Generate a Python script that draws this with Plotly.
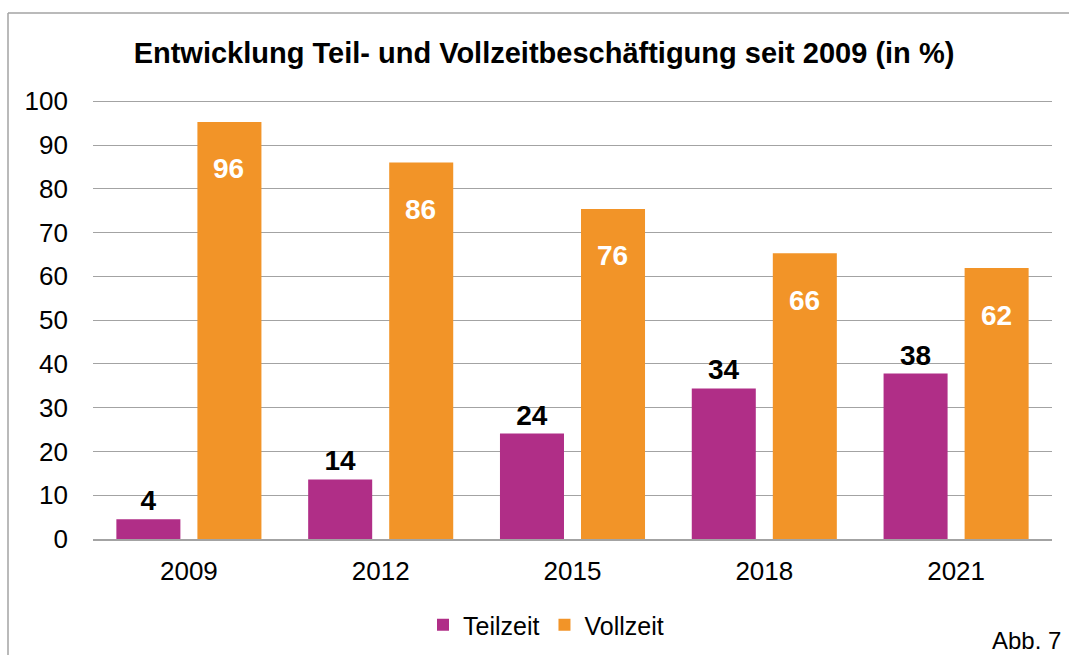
import plotly.graph_objects as go

years = ["2009", "2012", "2015", "2018", "2021"]
teilzeit = [4.5, 13.6, 24.1, 34.4, 37.8]
vollzeit = [95.3, 86.0, 75.4, 65.3, 61.9]
teilzeit_labels = ["4", "14", "24", "34", "38"]
vollzeit_labels = ["96", "86", "76", "66", "62"]
y_ticks = list(range(0, 101, 10))

PURPLE = "#B02E87"
ORANGE = "#F29428"
GRID = "#A3A3A3"
FONT = "Liberation Sans, Arial, sans-serif"

W, H = 1069, 655
L, R, T, B = 93, 17, 100, 116
pw = W - L - R
ph = H - T - B

fig = go.Figure()
fig.add_trace(go.Bar(
    x=years, y=teilzeit, name="Teilzeit", marker=dict(color=PURPLE, line=dict(width=0)),
    text=teilzeit_labels, textposition="outside", cliponaxis=False,
    textfont=dict(family=FONT, size=28, color="black", weight="bold"),
))
fig.add_trace(go.Bar(
    x=years, y=vollzeit, name="Vollzeit", marker=dict(color=ORANGE, line=dict(width=0)),
    textposition="none",
))

# category index positions for the Vollzeit labels (inside bars, below the top)
for i, (v, lab) in enumerate(zip(vollzeit, vollzeit_labels)):
    fig.add_annotation(
        x=i, y=v, xref="x", yref="y", text=f"<b>{lab}</b>", showarrow=False,
        xshift=40, yshift=-47, yanchor="middle",
        font=dict(family=FONT, size=28, color="white"),
    )

fig.add_annotation(
    text="Abb. 7", xref="paper", yref="paper",
    x=(1063 - L) / pw, y=(H - B - 640) / ph, xanchor="right", yanchor="middle",
    showarrow=False, font=dict(family=FONT, size=24, color="black"),
)

# frame (top and left edges)
x_left = (8 - L) / pw
y_top = (H - B - 13) / ph
y_bottom = (H - B - H - 5) / ph
x_right = (W + 5 - L) / pw
fig.add_shape(type="line", xref="paper", yref="paper", x0=x_left, x1=x_right, y0=y_top, y1=y_top,
              line=dict(color=GRID, width=1.5))
fig.add_shape(type="line", xref="paper", yref="paper", x0=x_left, x1=x_left, y0=y_top, y1=y_bottom,
              line=dict(color=GRID, width=1.5))

fig.update_layout(
    width=W, height=H,
    margin=dict(l=L, r=R, t=T, b=B, pad=0, autoexpand=False),
    paper_bgcolor="white", plot_bgcolor="white",
    barmode="group", bargap=0.155, bargroupgap=0.21,
    font=dict(family=FONT, color="black"),
    title=dict(
        text="<b>Entwicklung Teil- und Vollzeitbeschäftigung seit 2009 (in %)</b>",
        x=544 / W, xanchor="center", y=1 - 53 / H, yanchor="middle",
        font=dict(family=FONT, size=29, color="black"),
    ),
    showlegend=True,
    legend=dict(
        orientation="h", xref="container", yref="container",
        x=546 / W, xanchor="center", y=1 - 625 / H, yanchor="middle",
        font=dict(family=FONT, size=25, color="black"),
        itemwidth=30, tracegroupgap=0,
    ),
)
fig.update_xaxes(
    type="category", range=[-0.5, len(years) - 0.5], autorange=False, automargin=False,
    showgrid=False, showline=True, linecolor=GRID, linewidth=1.5,
    ticks="", tickfont=dict(family=FONT, size=26, color="black"),
    ticklabelstandoff=8,
)
fig.update_yaxes(
    range=[0, 100.3], tickvals=y_ticks, showgrid=True, gridcolor=GRID, gridwidth=1.4,
    zeroline=False, showline=False, ticks="", automargin=False,
    tickfont=dict(family=FONT, size=26, color="black"),
    ticklabelstandoff=24,
)

fig.write_html("out.html", config={"displayModeBar": False},
               post_script="document.body.style.margin='0';")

* Task description *
Do not copy the pictures, but repeat every line exactly.

* Exercise answer *
Generate a Python script that draws this with Plotly.
import plotly.graph_objects as go

years = ["2009", "2012", "2015", "2018", "2021"]
teilzeit = [4.5, 13.6, 24.1, 34.4, 37.8]
vollzeit = [95.3, 86.0, 75.4, 65.3, 61.9]
teilzeit_labels = ["4", "14", "24", "34", "38"]
vollzeit_labels = ["96", "86", "76", "66", "62"]
y_ticks = list(range(0, 101, 10))

PURPLE = "#B02E87"
ORANGE = "#F29428"
GRID = "#A3A3A3"
FONT = "Liberation Sans, Arial, sans-serif"

W, H = 1069, 655
L, R, T, B = 93, 17, 100, 116
pw = W - L - R
ph = H - T - B

fig = go.Figure()
fig.add_trace(go.Bar(
    x=years, y=teilzeit, name="Teilzeit", marker=dict(color=PURPLE, line=dict(width=0)),
    text=teilzeit_labels, textposition="outside", cliponaxis=False,
    textfont=dict(family=FONT, size=28, color="black", weight="bold"),
))
fig.add_trace(go.Bar(
    x=years, y=vollzeit, name="Vollzeit", marker=dict(color=ORANGE, line=dict(width=0)),
    textposition="none",
))

# category index positions for the Vollzeit labels (inside bars, below the top)
for i, (v, lab) in enumerate(zip(vollzeit, vollzeit_labels)):
    fig.add_annotation(
        x=i, y=v, xref="x", yref="y", text=f"<b>{lab}</b>", showarrow=False,
        xshift=40, yshift=-47, yanchor="middle",
        font=dict(family=FONT, size=28, color="white"),
    )

fig.add_annotation(
    text="Abb. 7", xref="paper", yref="paper",
    x=(1063 - L) / pw, y=(H - B - 640) / ph, xanchor="right", yanchor="middle",
    showarrow=False, font=dict(family=FONT, size=24, color="black"),
)

# frame (top and left edges)
x_left = (8 - L) / pw
y_top = (H - B - 13) / ph
y_bottom = (H - B - H - 5) / ph
x_right = (W + 5 - L) / pw
fig.add_shape(type="line", xref="paper", yref="paper", x0=x_left, x1=x_right, y0=y_top, y1=y_top,
              line=dict(color=GRID, width=1.5))
fig.add_shape(type="line", xref="paper", yref="paper", x0=x_left, x1=x_left, y0=y_top, y1=y_bottom,
              line=dict(color=GRID, width=1.5))

fig.update_layout(
    width=W, height=H,
    margin=dict(l=L, r=R, t=T, b=B, pad=0, autoexpand=False),
    paper_bgcolor="white", plot_bgcolor="white",
    barmode="group", bargap=0.155, bargroupgap=0.21,
    font=dict(family=FONT, color="black"),
    title=dict(
        text="<b>Entwicklung Teil- und Vollzeitbeschäftigung seit 2009 (in %)</b>",
        x=544 / W, xanchor="center", y=1 - 53 / H, yanchor="middle",
        font=dict(family=FONT, size=29, color="black"),
    ),
    showlegend=True,
    legend=dict(
        orientation="h", xref="container", yref="container",
        x=546 / W, xanchor="center", y=1 - 625 / H, yanchor="middle",
        font=dict(family=FONT, size=25, color="black"),
        itemwidth=30, tracegroupgap=0,
    ),
)
fig.update_xaxes(
    type="category", range=[-0.5, len(years) - 0.5], autorange=False, automargin=False,
    showgrid=False, showline=True, linecolor=GRID, linewidth=1.5,
    ticks="", tickfont=dict(family=FONT, size=26, color="black"),
    ticklabelstandoff=8,
)
fig.update_yaxes(
    range=[0, 100.3], tickvals=y_ticks, showgrid=True, gridcolor=GRID, gridwidth=1.4,
    zeroline=False, showline=False, ticks="", automargin=False,
    tickfont=dict(family=FONT, size=26, color="black"),
    ticklabelstandoff=24,
)

fig.write_html("out.html", config={"displayModeBar": False},
               post_script="document.body.style.margin='0';")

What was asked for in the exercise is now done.